Research across European workplaces has found that generative AI adoption is spreading quickly but unevenly, shaped by skills, workplace training, employee influence and digital readiness. It also found that early adoption has not yet clearly reshaped the structure of work tasks, suggesting that many organisations are still in a transitional phase. (arxiv.org)


That transitional phase is exactly what many workers are feeling. AI is present, but not fully embedded. It is useful, but not always organised. It is encouraged, but not always understood.


The Management Problem

For AI to genuinely improve work, organisations need more than software licences. They need better processes, clearer goals and a serious understanding of how people actually work.


This is where many companies are struggling. Leaders may announce AI adoption as if the tool itself will create productivity, when the real gains depend on redesigning workflows, training staff, improving data quality and deciding where human judgement remains essential.

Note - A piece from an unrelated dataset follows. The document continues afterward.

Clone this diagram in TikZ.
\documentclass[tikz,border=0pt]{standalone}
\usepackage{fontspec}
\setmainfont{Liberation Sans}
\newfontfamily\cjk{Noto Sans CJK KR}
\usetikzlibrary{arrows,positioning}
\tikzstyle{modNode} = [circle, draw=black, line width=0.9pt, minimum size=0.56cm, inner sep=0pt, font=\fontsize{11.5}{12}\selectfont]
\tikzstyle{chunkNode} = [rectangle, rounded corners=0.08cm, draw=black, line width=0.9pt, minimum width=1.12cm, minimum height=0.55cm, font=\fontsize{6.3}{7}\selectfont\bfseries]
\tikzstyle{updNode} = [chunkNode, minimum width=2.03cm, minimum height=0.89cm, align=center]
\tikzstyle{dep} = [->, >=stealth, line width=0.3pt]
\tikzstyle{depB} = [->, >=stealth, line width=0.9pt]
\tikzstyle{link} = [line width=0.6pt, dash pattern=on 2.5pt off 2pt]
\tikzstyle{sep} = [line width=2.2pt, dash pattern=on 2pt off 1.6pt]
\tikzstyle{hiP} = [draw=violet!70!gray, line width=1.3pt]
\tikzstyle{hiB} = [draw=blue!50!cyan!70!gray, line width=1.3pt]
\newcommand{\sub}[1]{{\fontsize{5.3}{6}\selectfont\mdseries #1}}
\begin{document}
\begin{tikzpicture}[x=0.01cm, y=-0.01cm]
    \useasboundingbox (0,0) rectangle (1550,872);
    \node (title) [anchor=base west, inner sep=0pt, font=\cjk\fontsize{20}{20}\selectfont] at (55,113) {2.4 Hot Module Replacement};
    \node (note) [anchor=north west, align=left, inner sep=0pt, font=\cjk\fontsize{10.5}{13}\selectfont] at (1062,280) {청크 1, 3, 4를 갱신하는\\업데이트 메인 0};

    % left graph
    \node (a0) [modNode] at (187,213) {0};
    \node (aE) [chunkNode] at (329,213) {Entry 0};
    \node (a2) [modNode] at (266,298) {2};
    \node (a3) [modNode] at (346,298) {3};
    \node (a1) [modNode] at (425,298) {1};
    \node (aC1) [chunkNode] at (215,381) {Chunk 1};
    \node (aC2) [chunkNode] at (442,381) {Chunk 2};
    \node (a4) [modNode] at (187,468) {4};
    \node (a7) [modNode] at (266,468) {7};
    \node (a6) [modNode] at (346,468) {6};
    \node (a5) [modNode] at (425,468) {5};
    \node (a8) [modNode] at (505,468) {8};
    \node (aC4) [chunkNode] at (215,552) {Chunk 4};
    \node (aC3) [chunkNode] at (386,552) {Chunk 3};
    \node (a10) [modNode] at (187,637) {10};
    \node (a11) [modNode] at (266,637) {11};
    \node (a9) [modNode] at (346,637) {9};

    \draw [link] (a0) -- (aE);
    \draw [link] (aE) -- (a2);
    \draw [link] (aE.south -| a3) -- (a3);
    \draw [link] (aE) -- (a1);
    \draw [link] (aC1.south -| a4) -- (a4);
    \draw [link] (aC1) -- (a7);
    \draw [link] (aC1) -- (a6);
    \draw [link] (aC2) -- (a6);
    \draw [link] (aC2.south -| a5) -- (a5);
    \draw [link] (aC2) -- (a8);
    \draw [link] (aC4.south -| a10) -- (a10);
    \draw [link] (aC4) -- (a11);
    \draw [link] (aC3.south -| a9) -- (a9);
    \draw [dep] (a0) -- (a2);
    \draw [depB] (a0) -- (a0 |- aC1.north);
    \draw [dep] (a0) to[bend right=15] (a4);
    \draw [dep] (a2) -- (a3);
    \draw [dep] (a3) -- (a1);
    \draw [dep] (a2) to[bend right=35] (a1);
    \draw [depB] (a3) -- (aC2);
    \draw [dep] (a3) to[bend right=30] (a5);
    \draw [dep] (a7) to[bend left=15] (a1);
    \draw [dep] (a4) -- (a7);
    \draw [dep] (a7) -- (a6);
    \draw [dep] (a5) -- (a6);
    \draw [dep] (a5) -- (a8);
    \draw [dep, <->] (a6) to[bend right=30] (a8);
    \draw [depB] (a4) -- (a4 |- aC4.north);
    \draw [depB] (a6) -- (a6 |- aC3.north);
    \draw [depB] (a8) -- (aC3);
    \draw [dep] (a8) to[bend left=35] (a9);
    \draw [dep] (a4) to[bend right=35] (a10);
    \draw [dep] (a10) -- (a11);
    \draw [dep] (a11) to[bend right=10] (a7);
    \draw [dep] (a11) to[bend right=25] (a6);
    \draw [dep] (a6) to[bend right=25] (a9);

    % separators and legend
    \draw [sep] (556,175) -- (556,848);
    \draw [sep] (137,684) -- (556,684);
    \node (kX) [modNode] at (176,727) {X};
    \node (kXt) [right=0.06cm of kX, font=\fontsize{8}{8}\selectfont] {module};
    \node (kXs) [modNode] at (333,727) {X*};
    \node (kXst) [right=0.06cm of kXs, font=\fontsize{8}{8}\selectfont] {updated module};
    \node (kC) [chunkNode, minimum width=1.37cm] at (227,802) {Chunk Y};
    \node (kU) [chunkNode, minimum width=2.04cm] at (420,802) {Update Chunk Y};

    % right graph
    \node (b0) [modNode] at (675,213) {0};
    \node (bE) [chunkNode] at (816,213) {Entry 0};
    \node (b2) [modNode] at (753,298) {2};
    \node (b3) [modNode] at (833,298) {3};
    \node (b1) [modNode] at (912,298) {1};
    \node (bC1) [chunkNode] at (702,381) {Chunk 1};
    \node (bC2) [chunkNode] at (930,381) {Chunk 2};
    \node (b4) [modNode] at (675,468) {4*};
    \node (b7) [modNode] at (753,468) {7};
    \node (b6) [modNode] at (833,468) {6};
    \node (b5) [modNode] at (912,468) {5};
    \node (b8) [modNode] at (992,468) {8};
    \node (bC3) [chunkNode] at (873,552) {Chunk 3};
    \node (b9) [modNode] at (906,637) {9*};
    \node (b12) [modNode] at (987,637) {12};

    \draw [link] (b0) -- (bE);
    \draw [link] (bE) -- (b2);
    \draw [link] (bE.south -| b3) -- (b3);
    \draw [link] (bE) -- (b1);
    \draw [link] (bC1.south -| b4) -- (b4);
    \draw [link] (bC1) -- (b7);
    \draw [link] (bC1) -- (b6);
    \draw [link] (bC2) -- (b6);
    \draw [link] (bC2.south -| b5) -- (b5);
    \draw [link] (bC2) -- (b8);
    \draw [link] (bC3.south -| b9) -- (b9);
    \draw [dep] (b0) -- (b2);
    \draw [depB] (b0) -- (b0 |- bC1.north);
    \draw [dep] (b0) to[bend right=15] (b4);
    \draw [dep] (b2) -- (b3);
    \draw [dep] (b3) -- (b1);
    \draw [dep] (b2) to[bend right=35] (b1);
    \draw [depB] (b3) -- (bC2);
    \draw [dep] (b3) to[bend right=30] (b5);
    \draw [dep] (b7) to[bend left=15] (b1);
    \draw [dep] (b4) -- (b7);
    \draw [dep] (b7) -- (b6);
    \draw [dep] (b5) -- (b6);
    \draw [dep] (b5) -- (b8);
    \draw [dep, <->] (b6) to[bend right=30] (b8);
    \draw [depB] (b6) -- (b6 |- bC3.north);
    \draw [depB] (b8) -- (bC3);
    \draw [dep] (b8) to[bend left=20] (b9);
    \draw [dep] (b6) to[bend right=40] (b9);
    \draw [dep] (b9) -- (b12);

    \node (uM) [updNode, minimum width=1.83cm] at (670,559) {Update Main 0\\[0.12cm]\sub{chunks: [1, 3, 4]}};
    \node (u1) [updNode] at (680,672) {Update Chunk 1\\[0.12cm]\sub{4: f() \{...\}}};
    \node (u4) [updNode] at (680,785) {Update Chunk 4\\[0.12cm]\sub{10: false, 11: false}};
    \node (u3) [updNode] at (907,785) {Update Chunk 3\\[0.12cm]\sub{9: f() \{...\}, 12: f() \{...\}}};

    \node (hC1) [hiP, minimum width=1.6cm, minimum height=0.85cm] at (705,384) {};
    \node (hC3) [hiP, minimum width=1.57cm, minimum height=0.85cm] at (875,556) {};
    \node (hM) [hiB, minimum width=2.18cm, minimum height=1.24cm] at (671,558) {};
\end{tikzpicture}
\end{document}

Accenture’s UK research found that AI adoption has accelerated sharply, yet only around one in ten UK organisations had successfully scaled AI or embedded it into core operations. (accenture.com)

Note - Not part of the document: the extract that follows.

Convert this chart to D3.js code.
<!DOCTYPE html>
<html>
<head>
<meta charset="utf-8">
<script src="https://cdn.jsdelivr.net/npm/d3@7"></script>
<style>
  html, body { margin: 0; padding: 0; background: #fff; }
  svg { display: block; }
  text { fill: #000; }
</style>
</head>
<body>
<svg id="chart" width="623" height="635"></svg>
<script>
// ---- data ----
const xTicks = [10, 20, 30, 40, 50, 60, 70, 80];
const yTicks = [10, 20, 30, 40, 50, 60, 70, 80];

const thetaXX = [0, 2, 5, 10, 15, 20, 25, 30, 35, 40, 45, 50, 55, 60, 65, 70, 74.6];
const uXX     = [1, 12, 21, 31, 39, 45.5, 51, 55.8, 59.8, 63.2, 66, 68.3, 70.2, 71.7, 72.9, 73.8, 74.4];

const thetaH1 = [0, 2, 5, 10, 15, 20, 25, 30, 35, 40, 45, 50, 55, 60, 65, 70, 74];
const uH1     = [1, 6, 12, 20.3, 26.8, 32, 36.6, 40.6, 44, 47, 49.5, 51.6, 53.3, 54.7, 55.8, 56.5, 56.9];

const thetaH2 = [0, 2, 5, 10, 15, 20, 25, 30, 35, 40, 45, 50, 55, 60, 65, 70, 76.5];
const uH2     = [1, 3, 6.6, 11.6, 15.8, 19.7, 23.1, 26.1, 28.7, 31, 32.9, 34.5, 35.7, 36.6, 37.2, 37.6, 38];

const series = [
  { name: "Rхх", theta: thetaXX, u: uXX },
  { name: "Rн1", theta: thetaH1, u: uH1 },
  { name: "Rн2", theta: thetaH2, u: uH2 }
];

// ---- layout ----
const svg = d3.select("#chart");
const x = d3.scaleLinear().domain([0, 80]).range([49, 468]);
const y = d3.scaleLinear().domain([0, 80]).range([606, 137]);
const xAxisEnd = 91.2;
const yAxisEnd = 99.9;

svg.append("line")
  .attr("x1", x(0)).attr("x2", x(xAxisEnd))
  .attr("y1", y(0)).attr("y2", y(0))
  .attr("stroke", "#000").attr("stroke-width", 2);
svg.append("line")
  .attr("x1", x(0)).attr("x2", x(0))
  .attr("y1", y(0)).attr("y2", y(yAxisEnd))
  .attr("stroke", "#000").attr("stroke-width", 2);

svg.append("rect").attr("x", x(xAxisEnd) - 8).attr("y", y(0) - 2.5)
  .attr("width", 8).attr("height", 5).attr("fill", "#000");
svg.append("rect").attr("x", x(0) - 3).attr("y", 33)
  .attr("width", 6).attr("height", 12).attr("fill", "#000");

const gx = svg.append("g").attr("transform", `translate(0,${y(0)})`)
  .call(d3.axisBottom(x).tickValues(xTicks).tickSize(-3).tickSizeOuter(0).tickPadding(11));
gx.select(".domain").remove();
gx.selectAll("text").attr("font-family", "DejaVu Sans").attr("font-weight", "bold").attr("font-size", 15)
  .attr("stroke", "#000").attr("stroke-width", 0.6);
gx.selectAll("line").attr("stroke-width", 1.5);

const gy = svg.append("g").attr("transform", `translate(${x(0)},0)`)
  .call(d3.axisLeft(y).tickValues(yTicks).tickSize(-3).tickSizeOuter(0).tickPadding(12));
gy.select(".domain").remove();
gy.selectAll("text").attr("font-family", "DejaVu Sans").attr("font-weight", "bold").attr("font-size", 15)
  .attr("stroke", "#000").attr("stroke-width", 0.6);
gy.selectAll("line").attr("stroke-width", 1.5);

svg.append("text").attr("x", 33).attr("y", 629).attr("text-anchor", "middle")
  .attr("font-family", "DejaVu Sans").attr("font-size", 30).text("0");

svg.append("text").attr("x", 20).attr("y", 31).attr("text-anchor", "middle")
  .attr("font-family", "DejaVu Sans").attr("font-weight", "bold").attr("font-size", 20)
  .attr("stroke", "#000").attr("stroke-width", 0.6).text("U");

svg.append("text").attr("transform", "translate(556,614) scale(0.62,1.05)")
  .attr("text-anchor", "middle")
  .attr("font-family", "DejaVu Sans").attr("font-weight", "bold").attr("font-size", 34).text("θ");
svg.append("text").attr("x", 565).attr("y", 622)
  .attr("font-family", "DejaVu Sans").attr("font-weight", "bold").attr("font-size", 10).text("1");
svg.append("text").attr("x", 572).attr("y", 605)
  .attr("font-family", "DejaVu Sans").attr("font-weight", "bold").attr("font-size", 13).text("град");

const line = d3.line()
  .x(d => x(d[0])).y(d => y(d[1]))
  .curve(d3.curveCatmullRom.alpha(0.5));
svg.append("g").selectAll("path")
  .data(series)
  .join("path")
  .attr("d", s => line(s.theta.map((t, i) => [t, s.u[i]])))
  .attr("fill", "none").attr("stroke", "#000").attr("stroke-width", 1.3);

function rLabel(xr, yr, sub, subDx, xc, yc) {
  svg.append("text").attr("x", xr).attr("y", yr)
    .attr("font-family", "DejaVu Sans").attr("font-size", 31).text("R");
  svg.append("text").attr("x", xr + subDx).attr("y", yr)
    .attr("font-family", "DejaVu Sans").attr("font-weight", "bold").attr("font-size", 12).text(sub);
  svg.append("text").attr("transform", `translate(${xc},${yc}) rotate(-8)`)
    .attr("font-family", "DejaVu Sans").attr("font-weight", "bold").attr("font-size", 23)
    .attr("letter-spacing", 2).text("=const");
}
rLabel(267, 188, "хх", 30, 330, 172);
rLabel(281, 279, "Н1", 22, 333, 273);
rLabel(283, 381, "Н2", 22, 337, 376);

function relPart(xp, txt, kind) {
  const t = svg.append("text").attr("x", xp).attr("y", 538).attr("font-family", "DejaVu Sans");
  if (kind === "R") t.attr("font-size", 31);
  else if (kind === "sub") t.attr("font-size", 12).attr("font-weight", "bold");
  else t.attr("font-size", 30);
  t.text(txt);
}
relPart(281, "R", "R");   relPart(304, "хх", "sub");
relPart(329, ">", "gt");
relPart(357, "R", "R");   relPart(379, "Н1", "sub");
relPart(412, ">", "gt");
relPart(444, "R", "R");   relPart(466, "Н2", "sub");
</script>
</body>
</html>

That is a revealing statistic. It suggests that many companies have bought into AI, but far fewer have worked out how to reorganise around it.


This gap between adoption and integration may define the next stage of workplace AI. The companies that benefit most may not be those that simply use the most AI, but those that understand where it belongs.


Workers Need a Say

The workplace AI debate is often dominated by executives, technology vendors and policymakers. Workers themselves are frequently treated as the people who must adapt, rather than as people who should help shape how the technology is introduced.


That is a mistake.


Employees usually understand the real texture of work better than senior leaders do. They know where time is wasted, where processes are broken, where judgement is needed and where automation might create more trouble than it solves. If they are excluded from decisions about AI implementation, companies risk introducing tools that look impressive from above but feel awkward, risky or pointless in practice.


Recent UK commentary and thinktank work has argued that workers should have greater influence over how AI is introduced, including stronger consultation and representation around workplace technology. (computing.co.uk)


That is not resistance to progress. It is a recognition that the people doing the work are essential to making the technology work.


A Revolution Still Looking for Its Shape

AI at work is not a fantasy. It is already here, and in many cases it is genuinely useful. The mistake is assuming that usefulness automatically adds up to transformation.


The productivity revolution feels messy because work itself is messy. It is made of people, habits, systems, incentives, informal knowledge and imperfect communication. AI can help with some of that, but it cannot fix bad management, unclear priorities or broken processes simply by being present.


In some workplaces, AI will reduce drudgery and give people more time for better work. In others, it will increase pressure, create new forms of monitoring, weaken training routes or become another corporate initiative that sounds better in presentations than it feels in practice.


The difference will depend less on the technology itself than on the choices made around it.


The Promise Still Has to Be Earned

The AI workplace revolution may still come, but it will not arrive just because companies buy the tools. It will require care, training, redesign, trust and honesty about where the technology helps and where it does not.


For workers, the question is not only whether AI can make tasks faster. It is whether it makes work better.


That is the test that matters most. Not how impressive the demo looks, not how ambitious the strategy sounds, and not how many companies can say they have adopted AI.


The real measure is whether people end up with work that is more meaningful, more manageable and more human.


At the moment, that promise remains unfinished.